Filling the dam reservoir, Abiy said, will not harm Egypt.
Mohamed Al-Sebaei, spokesman of Egypt’s Ministry of Water Resources and Irrigation, said there was no verified information that filling the reservoir was planned to start without the agreement of Egypt and Sudan.
According to Al-Masry Al-Youm, Sebaei said negotiations between Egypt, Sudan and Ethiopia were ongoing, expressing hope that there would positive results soon.
However, leader of Sudan’s Forces of Freedom and Change movement claimed that all evidence points to Ethiopia having begun filling the dam secretly.
He pointed out to water shortages in his country during July, Sudanese newspaper Alrakoba reported, noting that the water shortages have exacerbated the country’s electricity crisis.

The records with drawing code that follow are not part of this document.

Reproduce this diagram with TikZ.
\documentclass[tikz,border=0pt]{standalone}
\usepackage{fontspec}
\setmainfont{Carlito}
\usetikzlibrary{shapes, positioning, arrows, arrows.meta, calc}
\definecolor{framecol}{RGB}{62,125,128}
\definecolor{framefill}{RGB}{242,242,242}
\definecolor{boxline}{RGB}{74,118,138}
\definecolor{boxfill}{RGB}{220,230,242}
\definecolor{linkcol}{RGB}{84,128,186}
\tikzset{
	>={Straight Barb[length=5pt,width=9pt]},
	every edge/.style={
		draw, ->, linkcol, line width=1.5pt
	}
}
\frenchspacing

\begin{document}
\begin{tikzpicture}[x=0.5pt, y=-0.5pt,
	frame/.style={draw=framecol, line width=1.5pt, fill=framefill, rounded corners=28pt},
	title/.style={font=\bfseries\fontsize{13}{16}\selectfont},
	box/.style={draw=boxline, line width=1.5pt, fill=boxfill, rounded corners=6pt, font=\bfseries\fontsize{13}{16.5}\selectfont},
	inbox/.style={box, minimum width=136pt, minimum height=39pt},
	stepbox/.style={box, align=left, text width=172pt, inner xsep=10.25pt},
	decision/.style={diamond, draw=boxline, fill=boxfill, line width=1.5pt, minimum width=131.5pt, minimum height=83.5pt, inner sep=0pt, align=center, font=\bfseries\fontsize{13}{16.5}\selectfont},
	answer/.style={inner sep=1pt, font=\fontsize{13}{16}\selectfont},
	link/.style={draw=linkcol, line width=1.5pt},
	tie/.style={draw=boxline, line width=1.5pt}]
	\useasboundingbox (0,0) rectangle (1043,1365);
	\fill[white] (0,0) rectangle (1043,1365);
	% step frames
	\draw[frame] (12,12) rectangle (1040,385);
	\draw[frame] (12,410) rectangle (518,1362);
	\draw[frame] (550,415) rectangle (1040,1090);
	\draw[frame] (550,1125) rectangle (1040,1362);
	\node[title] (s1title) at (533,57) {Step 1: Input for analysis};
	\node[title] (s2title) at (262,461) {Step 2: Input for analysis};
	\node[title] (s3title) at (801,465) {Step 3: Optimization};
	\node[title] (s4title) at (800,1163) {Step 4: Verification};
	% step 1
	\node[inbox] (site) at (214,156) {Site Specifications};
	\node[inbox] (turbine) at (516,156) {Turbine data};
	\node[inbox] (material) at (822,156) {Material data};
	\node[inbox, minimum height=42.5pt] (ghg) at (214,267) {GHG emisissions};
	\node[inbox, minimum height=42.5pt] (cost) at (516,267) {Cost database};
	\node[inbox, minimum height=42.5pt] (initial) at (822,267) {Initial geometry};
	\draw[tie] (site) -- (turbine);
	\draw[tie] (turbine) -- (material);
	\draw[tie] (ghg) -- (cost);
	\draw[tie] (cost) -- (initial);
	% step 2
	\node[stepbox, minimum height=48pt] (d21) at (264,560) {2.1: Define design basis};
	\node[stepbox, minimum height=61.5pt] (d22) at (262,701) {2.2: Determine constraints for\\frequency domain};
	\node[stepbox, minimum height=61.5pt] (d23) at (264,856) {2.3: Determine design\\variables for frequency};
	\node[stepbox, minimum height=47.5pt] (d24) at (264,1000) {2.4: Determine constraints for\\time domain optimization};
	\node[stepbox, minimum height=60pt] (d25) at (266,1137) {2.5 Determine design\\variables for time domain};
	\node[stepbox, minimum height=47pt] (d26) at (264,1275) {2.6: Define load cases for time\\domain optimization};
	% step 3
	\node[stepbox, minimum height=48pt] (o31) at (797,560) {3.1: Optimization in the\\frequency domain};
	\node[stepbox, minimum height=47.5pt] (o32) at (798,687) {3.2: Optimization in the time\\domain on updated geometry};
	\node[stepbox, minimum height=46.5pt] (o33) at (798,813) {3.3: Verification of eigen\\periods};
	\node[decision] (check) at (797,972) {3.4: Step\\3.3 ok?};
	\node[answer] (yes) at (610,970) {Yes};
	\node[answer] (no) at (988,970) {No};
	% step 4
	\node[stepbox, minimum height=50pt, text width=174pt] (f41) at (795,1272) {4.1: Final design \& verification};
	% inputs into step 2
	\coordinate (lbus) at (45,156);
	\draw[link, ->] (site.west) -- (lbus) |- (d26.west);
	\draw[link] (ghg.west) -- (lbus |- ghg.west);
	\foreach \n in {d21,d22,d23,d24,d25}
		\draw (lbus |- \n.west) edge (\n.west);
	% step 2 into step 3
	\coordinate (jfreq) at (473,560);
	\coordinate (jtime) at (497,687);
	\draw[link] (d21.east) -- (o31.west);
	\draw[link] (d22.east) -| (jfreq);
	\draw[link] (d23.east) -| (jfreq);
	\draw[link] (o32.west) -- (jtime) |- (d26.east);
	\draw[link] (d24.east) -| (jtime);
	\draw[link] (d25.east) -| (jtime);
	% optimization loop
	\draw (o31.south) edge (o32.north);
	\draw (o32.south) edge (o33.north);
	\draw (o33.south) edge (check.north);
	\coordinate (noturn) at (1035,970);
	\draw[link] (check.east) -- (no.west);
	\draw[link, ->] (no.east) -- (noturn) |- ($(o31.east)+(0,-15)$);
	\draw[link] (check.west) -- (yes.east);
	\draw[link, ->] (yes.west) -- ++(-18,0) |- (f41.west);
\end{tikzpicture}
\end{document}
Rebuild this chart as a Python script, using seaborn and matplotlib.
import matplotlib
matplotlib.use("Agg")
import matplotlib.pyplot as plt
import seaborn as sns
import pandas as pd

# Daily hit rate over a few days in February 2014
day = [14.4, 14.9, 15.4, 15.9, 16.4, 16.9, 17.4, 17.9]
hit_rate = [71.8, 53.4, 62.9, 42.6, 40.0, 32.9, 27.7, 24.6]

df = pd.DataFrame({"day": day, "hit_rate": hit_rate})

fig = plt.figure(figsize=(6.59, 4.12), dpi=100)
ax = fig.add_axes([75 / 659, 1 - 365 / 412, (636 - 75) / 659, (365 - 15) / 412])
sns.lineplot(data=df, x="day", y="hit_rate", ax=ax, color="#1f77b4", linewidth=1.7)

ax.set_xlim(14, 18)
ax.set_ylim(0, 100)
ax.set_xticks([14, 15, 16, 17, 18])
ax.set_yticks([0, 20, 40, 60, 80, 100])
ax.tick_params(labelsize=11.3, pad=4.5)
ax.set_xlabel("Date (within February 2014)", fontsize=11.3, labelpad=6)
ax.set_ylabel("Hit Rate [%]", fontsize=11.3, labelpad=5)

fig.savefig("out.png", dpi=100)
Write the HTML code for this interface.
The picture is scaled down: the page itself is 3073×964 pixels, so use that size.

READ: The Nile water dispute is not a zero-sum game
Ethiopia started building the Grand Ethiopian Renaissance Dam (GERD) in 2011 on the Blue Nile, a tributary of the Nile River, near the border with Sudan.
The construction of the 147-meter (482 feet) high, 1.8-kilometre (1.1-mile) long project is expected to be completed by 2023.
With a reservoir capacity of 74 billion cubic metres, the hydroelectric dam will produce 6,475 megawatts for Ethiopia’s domestic and industrial use, as well as export to neighbouring countries.
The dam is the centrepiece in Ethiopia’s bid to become Africa’s biggest power exporter, but has sparked concerns in Cairo that Egypt’s already scarce supplies of Nile waters, on which its population of more than 100 million people is almost entirely dependent, would be further restricted.